Industry leaders and members of CHIME cited lack of clear, mandatory standards as a barrier to interoperability during a panel discussion last week at the 2013 eHealth Summit in Baltimore, hosted by CMS.  CHIME President and CEO Russ Branzell declared that non-compulsory standards hinder interoperability between HIEs and that the absence of mandatory standards slows systems down.  “The level of exponential complexity that the average organization and CIO is trying to manage during this time of reform transition is truly impossible,” he said, adding that an extension to meaningful use in 2014 would allow providers to get the process right.  John Glaser, CEO of Health Services at Siemens Healthcare, agreed stating, “we’re still learning” in terms of accountable care and meaningful use, and now is the time to “hold the trigger.” 

CentraState Medical Center Vice President and CIO Indranil “Neal” Ganguly also urged the need to get prescriptive on standards.  “Providers are spinning their wheels trying to solve inconsistent standards through mapping and it is taking an inordinate amount of time and money, which does not exist,” he said, while describing the complexities, given the five HIEs in his state of New Jersey. “The lack of standards is causing us tremendous waste in terms of getting to true value proposition.”  

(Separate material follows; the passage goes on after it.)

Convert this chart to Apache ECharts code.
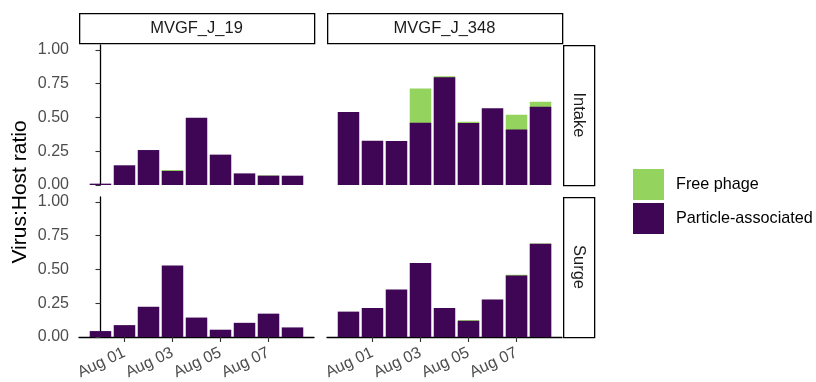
<!DOCTYPE html>
<html>
<head>
<meta charset="utf-8">
<script src="https://cdn.jsdelivr.net/npm/echarts@6/dist/echarts.min.js"></script>
<style>html,body{margin:0;padding:0;background:#fff}#c{width:816px;height:382px}</style>
</head>
<body>
<div id="c"></div>
<script>
// ---- data ----
const days = ['Jul 31','Aug 01','Aug 02','Aug 03','Aug 04','Aug 05','Aug 06','Aug 07','Aug 08'];
const tickDayIdx = [1, 3, 5, 7];
const yTicks = [0, 0.25, 0.5, 0.75, 1.0];
const hosts = ['MVGF_J_19', 'MVGF_J_348'];
const sites = ['Intake', 'Surge'];
const seriesNames = ['Free phage', 'Particle-associated'];

// Intake
const intake19Particle = [0.010, 0.146, 0.259, 0.104, 0.499, 0.225, 0.086, 0.069, 0.069];
const intake19Free     = [0.000, 0.000, 0.000, 0.007, 0.000, 0.000, 0.000, 0.002, 0.000];
const intake348Particle = [0.541, 0.328, 0.326, 0.462, 0.798, 0.459, 0.568, 0.412, 0.580];
const intake348Free     = [0.000, 0.000, 0.000, 0.252, 0.007, 0.010, 0.000, 0.109, 0.037];
// Surge
const surge19Particle = [0.044, 0.088, 0.224, 0.529, 0.144, 0.054, 0.105, 0.173, 0.071];
const surge19Free     = [0.000, 0.000, 0.000, 0.000, 0.000, 0.000, 0.000, 0.000, 0.000];
const surge348Particle = [0.188, 0.215, 0.351, 0.549, 0.215, 0.120, 0.278, 0.456, 0.690];
const surge348Free     = [0.000, 0.000, 0.000, 0.000, 0.000, 0.005, 0.000, 0.005, 0.003];

const colors = {'Free phage': '#95D35F', 'Particle-associated': '#400656'};

const panels = [
  {row: 0, col: 0, particle: intake19Particle, free: intake19Free},
  {row: 0, col: 1, particle: intake348Particle, free: intake348Free},
  {row: 1, col: 0, particle: surge19Particle, free: surge19Free},
  {row: 1, col: 1, particle: surge348Particle, free: surge348Free}
];

// ---- layout ----
const colLeft = [79, 327];
const panelW = 235;
const rowTop = [45, 197];
const panelH = 140;
const font = 'Liberation Sans, Arial, Helvetica, sans-serif';

const grid = [], xAxis = [], yAxis = [], series = [];
panels.forEach((p, i) => {
  grid.push({left: colLeft[p.col], top: rowTop[p.row], width: panelW, height: panelH});
  const bottomRow = p.row === 1;
  const leftCol = p.col === 0;
  xAxis.push({
    type: 'value', gridIndex: i, min: -0.895, max: 8.895,
    splitLine: {show: false},
    axisLine: {show: bottomRow, onZero: false, lineStyle: {color: '#000', width: 1.3}},
    axisTick: {show: bottomRow, length: 5, customValues: tickDayIdx, lineStyle: {color: '#333', width: 1.1}},
    axisLabel: {
      show: bottomRow, customValues: tickDayIdx, rotate: 25, margin: 15,
      color: '#4D4D4D', fontSize: 16, fontFamily: font,
      formatter: v => days[Math.round(v)] || ''
    }
  });
  yAxis.push({
    type: 'value', gridIndex: i, min: 0, max: 1.037,
    splitLine: {show: false},
    axisLine: {show: leftCol, lineStyle: {color: '#000', width: 1.3}},
    axisTick: {show: leftCol, length: 5, customValues: yTicks, lineStyle: {color: '#333', width: 1.1}},
    axisLabel: {
      show: leftCol, customValues: yTicks, margin: 10,
      color: '#4D4D4D', fontSize: 16, fontFamily: font,
      formatter: v => v.toFixed(2)
    }
  });
  // Stacked look: total (free on top of particle) drawn first, particle part drawn over it.
  series.push({
    name: 'Free phage', type: 'bar', xAxisIndex: i, yAxisIndex: i,
    barWidth: 21.5, barGap: '-100%',
    data: p.particle.map((v, k) => p.free[k] > 0 ? [k, v + p.free[k]] : [k, '-']),
    itemStyle: {color: colors['Free phage']},
    silent: true
  });
  series.push({
    name: 'Particle-associated', type: 'bar', xAxisIndex: i, yAxisIndex: i,
    barWidth: 21.5, barGap: '-100%',
    data: p.particle.map((v, k) => [k, v]),
    itemStyle: {color: colors['Particle-associated']},
    silent: true
  });
});

// strips
const graphic = [];
hosts.forEach((h, c) => {
  graphic.push({type: 'rect', left: colLeft[c], top: 13, shape: {width: panelW, height: 30},
    style: {fill: '#fff', stroke: '#000', lineWidth: 1.3}});
  graphic.push({type: 'text', x: colLeft[c] + panelW / 2, y: 28,
    style: {text: h, fill: '#1A1A1A', font: '16.5px ' + font, textAlign: 'center', textVerticalAlign: 'middle'}});
});
sites.forEach((s, r) => {
  graphic.push({type: 'rect', left: 563, top: rowTop[r], shape: {width: 31, height: panelH},
    style: {fill: '#fff', stroke: '#000', lineWidth: 1.3}});
  graphic.push({type: 'text', x: 578.5, y: rowTop[r] + panelH / 2, rotation: -Math.PI / 2,
    style: {text: s, fill: '#1A1A1A', font: '16.5px ' + font, textAlign: 'center', textVerticalAlign: 'middle'}});
});
graphic.push({type: 'text', x: 20, y: 192, rotation: Math.PI / 2,
  style: {text: 'Virus:Host ratio', fill: '#000', font: '21px ' + font, textAlign: 'center', textVerticalAlign: 'middle'}});

const chart = echarts.init(document.getElementById('c'), null, {renderer: 'canvas'});
chart.setOption({
  animation: false,
  backgroundColor: '#fff',
  grid, xAxis, yAxis, series, graphic,
  legend: {
    data: seriesNames.map(n => ({name: n, icon: 'rect'})),
    orient: 'vertical', left: 628, top: 164,
    itemWidth: 31, itemHeight: 31, itemGap: 3,
    textStyle: {fontSize: 16.2, color: '#000', fontFamily: font, padding: [0, 0, 0, 7]},
    selectedMode: false
  }
});
</script>
</body>
</html>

INOVA Health System CMIO Ryan Bosch, MD noted that a basic standard was needed around allergy lists. “Having variability across systems adds cost and complexity to exchanging health information,” he said. “[Mandatory standards] will catalyze some of our juvenile growth.”

In addition to interoperability, the day-long eHealth Summit included panels on administrative simplification; privacy and security; and health information exchange with speakers representing payers, providers, patients, and CMS program staff.